Rakesh Narang
Rakesh Narang

Reputation: 79

Should an API do more than one thing?

I am Spring Boot dev. I develop RESTful web services. One of my colleagues developed an API and it does two things on the basis of operation type. If opType = Set, the api sets/unsets a flag at the backend and if opType = Get, the api gets the status of the flag. Does this not break the architecture of REST APIs? We have Post/Put to change some data at backend, either create or update. And we have Get, to get the status of some thing from backend. Now, I want to opinion of better developers! Should this be allowed, like having multiples operations with one API call, or should we create multiple apis for each of the tasks. Also, the front end devs in my team, don’t like integrating multiple apis somehow, suggesting that more the api calls, poorer user experience, customer will have. Is this the normal practice among app developers? Comments requested.

Upvotes: 1

Views: 1393

Answers (1)

Mark Bramnik
Mark Bramnik

Reputation: 42441

GET requests in REST are not supposed to change the state of the server, these are read operations, whereas PUT/POST do modifications to the state of the server in the most general sense.

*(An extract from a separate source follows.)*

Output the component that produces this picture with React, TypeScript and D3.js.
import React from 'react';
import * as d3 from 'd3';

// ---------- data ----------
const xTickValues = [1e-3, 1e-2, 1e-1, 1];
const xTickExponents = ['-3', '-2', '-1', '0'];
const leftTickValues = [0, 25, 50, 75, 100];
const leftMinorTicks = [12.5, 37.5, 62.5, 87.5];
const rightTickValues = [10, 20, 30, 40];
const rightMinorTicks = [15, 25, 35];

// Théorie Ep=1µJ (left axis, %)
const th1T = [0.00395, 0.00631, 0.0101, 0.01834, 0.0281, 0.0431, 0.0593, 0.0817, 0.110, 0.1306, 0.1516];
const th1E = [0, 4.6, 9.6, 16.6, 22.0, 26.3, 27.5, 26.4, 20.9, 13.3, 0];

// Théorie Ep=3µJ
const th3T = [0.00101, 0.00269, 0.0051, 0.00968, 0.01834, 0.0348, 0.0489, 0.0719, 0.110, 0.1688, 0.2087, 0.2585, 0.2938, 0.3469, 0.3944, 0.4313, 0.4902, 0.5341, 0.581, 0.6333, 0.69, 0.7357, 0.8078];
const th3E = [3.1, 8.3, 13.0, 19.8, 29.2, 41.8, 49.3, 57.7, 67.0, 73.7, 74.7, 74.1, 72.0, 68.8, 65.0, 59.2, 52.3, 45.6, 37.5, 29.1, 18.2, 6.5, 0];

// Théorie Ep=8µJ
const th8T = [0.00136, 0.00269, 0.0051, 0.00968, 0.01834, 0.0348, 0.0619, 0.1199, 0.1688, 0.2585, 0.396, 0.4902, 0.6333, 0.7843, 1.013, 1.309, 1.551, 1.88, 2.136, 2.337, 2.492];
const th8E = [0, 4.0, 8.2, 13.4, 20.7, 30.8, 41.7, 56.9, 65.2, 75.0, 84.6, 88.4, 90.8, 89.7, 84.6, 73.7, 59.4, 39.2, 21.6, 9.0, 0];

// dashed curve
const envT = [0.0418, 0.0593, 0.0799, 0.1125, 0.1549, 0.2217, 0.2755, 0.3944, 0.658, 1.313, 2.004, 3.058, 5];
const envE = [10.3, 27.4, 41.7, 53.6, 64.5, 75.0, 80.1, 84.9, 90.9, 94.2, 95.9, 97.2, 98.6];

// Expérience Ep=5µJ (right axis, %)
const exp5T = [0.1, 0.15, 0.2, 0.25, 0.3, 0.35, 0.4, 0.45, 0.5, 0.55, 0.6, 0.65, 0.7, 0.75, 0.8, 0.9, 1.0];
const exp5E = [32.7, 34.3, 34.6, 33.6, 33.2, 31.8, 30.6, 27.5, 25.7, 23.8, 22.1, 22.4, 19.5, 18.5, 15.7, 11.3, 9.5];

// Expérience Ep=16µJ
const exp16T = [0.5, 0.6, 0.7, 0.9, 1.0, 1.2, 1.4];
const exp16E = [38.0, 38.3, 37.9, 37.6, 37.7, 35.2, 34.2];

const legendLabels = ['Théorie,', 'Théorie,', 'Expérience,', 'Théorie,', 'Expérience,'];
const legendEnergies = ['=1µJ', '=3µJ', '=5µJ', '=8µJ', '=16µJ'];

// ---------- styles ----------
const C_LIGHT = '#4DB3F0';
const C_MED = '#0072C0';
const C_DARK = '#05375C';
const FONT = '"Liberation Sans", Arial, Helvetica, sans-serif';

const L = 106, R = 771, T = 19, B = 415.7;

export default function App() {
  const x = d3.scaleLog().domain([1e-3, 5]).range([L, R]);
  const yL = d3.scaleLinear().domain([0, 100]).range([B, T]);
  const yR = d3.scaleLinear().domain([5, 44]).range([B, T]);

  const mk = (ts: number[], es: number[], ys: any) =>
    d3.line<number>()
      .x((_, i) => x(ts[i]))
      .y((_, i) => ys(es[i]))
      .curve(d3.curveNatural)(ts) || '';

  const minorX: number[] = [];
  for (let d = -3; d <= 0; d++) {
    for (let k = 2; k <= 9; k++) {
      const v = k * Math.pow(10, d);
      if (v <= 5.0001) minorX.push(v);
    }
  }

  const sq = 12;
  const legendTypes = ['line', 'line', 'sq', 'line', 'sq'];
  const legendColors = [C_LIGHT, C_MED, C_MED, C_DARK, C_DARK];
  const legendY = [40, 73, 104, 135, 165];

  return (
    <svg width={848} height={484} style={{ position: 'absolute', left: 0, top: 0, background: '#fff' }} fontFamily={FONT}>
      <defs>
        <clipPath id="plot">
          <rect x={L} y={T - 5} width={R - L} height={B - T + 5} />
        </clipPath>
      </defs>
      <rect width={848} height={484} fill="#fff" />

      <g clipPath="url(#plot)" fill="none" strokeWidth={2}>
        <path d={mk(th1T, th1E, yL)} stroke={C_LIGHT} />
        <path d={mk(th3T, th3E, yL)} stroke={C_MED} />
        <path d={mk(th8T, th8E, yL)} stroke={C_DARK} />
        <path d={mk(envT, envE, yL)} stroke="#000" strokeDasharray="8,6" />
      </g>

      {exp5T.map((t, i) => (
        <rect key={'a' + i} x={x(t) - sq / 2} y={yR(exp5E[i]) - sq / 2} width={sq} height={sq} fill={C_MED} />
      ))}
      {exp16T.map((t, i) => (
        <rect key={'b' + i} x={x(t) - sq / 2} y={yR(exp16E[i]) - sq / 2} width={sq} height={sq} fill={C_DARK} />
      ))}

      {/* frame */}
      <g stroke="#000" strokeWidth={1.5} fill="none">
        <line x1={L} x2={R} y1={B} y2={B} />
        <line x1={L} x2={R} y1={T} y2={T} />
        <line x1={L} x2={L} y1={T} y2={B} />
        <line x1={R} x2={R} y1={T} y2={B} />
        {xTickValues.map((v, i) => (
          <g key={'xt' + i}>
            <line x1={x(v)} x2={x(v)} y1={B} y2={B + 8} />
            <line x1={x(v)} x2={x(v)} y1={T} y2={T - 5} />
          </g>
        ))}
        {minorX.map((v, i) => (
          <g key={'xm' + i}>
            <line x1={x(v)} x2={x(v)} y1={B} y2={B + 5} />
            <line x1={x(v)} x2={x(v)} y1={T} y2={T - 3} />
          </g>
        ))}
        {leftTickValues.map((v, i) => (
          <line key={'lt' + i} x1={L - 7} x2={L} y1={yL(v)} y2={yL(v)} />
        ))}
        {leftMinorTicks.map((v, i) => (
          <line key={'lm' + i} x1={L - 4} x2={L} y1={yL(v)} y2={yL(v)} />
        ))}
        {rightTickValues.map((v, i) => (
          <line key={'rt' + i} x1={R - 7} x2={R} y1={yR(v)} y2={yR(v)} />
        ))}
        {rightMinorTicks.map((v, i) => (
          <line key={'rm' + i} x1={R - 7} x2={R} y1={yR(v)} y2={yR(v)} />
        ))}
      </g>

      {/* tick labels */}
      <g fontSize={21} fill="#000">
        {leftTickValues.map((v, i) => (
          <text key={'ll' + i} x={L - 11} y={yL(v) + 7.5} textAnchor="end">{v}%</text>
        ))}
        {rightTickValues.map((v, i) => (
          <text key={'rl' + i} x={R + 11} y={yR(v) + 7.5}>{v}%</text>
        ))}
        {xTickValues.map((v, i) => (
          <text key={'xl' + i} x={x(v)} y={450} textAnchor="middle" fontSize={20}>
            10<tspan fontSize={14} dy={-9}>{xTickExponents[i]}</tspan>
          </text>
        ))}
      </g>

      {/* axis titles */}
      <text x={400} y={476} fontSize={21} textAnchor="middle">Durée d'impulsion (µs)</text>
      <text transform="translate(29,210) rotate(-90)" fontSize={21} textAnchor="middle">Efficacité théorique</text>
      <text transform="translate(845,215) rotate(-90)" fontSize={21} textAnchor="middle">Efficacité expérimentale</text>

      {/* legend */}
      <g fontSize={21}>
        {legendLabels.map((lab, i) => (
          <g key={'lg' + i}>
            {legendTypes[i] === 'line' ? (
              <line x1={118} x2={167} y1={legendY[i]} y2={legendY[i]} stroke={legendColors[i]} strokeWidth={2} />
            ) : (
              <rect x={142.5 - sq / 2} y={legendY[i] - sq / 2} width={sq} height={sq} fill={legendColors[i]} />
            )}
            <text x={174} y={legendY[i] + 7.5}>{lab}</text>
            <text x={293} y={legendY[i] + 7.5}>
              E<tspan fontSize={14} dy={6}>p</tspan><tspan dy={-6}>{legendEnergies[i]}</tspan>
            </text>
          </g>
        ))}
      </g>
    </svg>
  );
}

So usually you should have two endpoints GET to read the state of the flag and put/post for creating and modifying the state.

Having said that there is nothing that can technically restrict you from implementing everything in one API, such an API won't adhere to REST conventions, that's true, but from the client-server communication standpoint (HTTP based usually), it's still perfectly doable.

Sure thing, the separation to two endpoints makes the API more clear, easier to debug and maintain the code. But besides being "restful" this can be treated as an opinionated claim.

I didn't really get the argument of integrating multiple APIs - in my understanding, the effort is the same, and even more clear to front-enders, but they might have their own arguments.